Starring: Robert Downey Jr., Chris Evans, Chris Hemsworth
Directed by: Joss Whedon (“The Avengers”)
Written by: Joss Whedon (“The Avengers”)
This far into the Marvel Cinematic Universe, as it’s called, we’ve seemed to settle on a formula as far as movies with the word “Avengers” in the title and all of the other movies shake out: the other movies are ultimately there to lead us to the next Avengers movie—2014’s excellent “Captain America: The Winter Soldier” and the good-time jam “Guardians of the Galaxy” notwithstanding—providing some entertaining spectacle engineered to kick up hundreds of millions of dollars at the box office while trying their best to cover up the fact that it’s all nothing but wheel-spinning until the next Avengers team up. And yet, here we are, after a banner year for Marvel movies both critically and financially, with “Avengers: Age of UItron,” a movie that feels less like the culmination of things and more like a set up for the next damn Avengers movie.
After the events of “Thor: The Dark World” and “Captain America: The Winter Soldier,” the powerful staff of villain Loki has ended up in the hands of Baron Strucker (Thomas Kretschmann) who is using its power to experiment on humans, namely twins Wanda and Pietro Maximoff (Elizabeth Olsen and Aaron Taylor-Johnson) in order to give them enhanced abilities. The Avengers, including Iron Man (Downey), Captain America (Evans), Thor (Hemsworth), Black Widow (Scarlett Johannson), the Hulk (Mark Ruffalo) and Hawkeye (Jeremy Renner), lead an attack on Strucker’s Eastern European hideout to gain possession of the powerful artifact. Victorious, the team celebrates back in New York City, but not before Tony Stark and Bruce Banner put Stark’s computer butler Jarvis (voice of Paul Bettany) to work using the staff to create the Ultron project, an artificial intelligence charged with protecting the Earth from another alien attack. Only something goes wrong, and the Ultron that emerges is a humanity-hating android (voiced by James Spader) bent on wiping out the human race, and, of course, only the Avengers can stop him.
Writer/director/nerd messiah Joss Whedon returns to script and call the shots here after turning the first “Avengers” film into a global juggernaut and cementing Marvel Studios as a bona fide blockbuster machine.
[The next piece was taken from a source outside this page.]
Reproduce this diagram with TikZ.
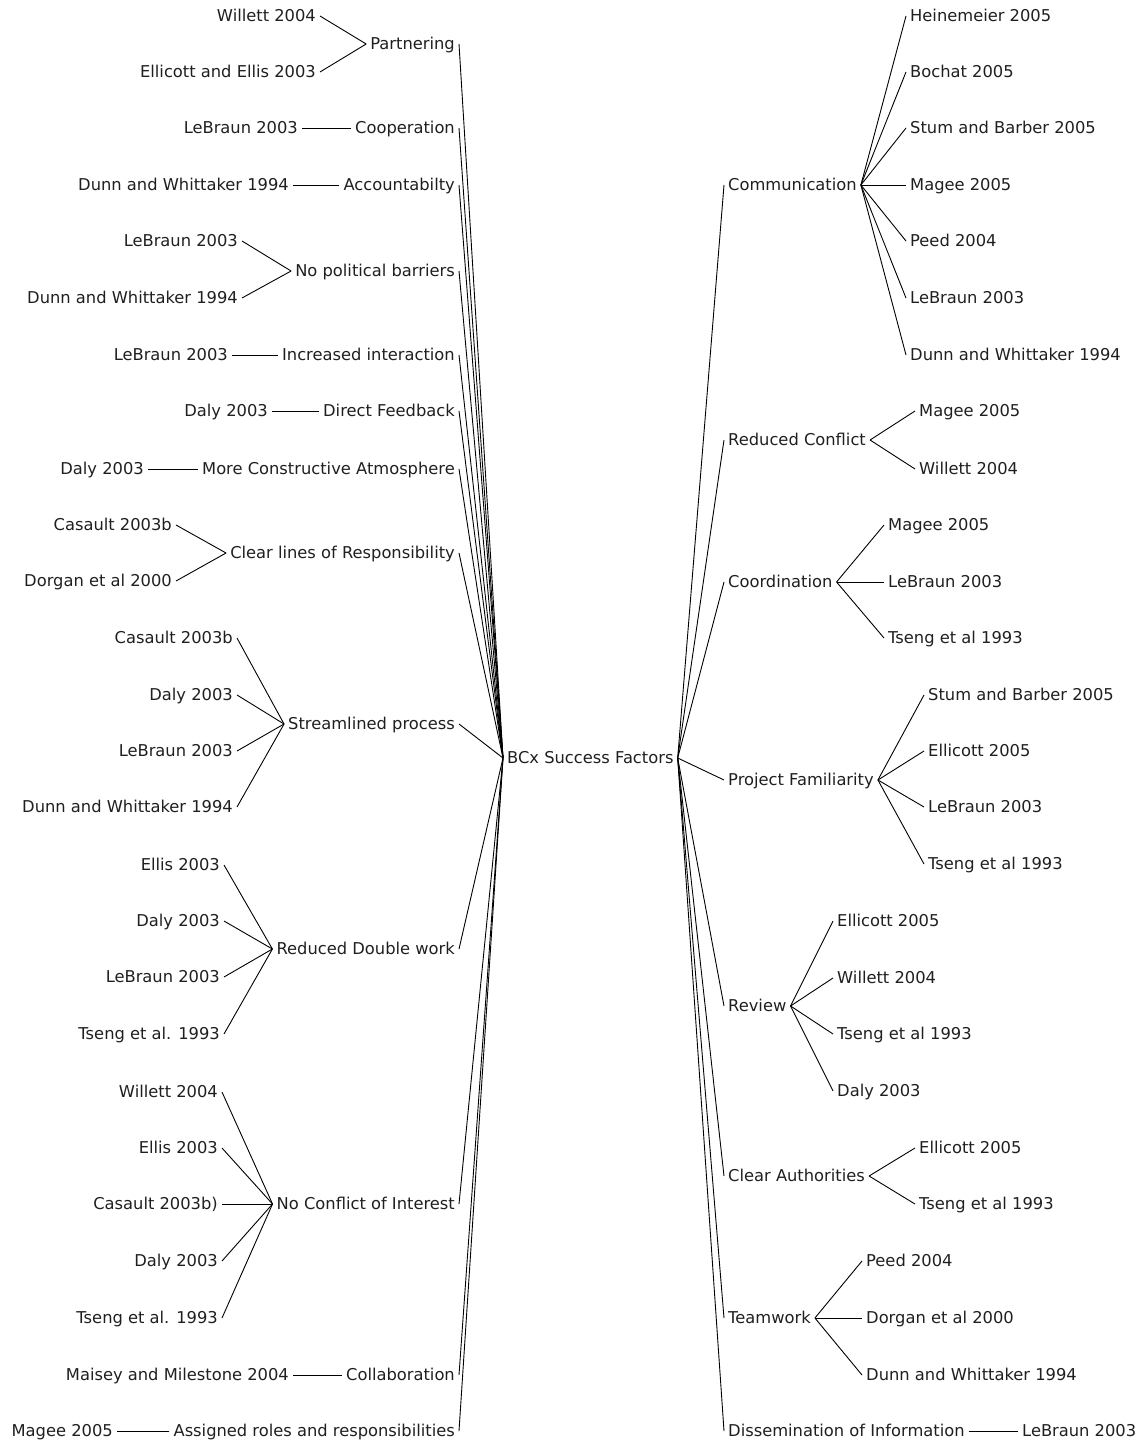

His trademark witty banter and obvious affinity for stories of ragtag teams made the initial outing something special, a fun mega-budget adventure with a real beating heart, a style used once again to great success in last year’s “Guardians of the Galaxy.” With “Age of Ultron,” though, Whedon’s style seems lost in the excess – there is a LOT of movie to this movie – with no place to put things he likes to, so we’re left with weirdness like a Spader-voiced murderbot who cracks wise like a cast member of “Firefly.” As for the main Avengers, moments of growth and evolution from their last on screen appearances seem forgotten as well: Captain America exhibits no real fallout from the knowledge that the people he thought he was fighting for were the enemy all along, Tony Stark still has dozens of Iron Man suits even after destroying them and walking away in “Iron Man 3,” and Bruce Banner regresses to a self-doubting neurotic about his transformation into the Hulk, despite seeming to have it under control the last time the Avengers assembled.
With most of the main characters already penciled in to Marvel’s movie schedule through 2020, “Age of Ultron” feels inconsequential at best, like a place-holder at worst. When the now-obligatory mid-credits stinger is finished, you’ll be left wondering why THAT wasn’t the storyline of this adventure all along.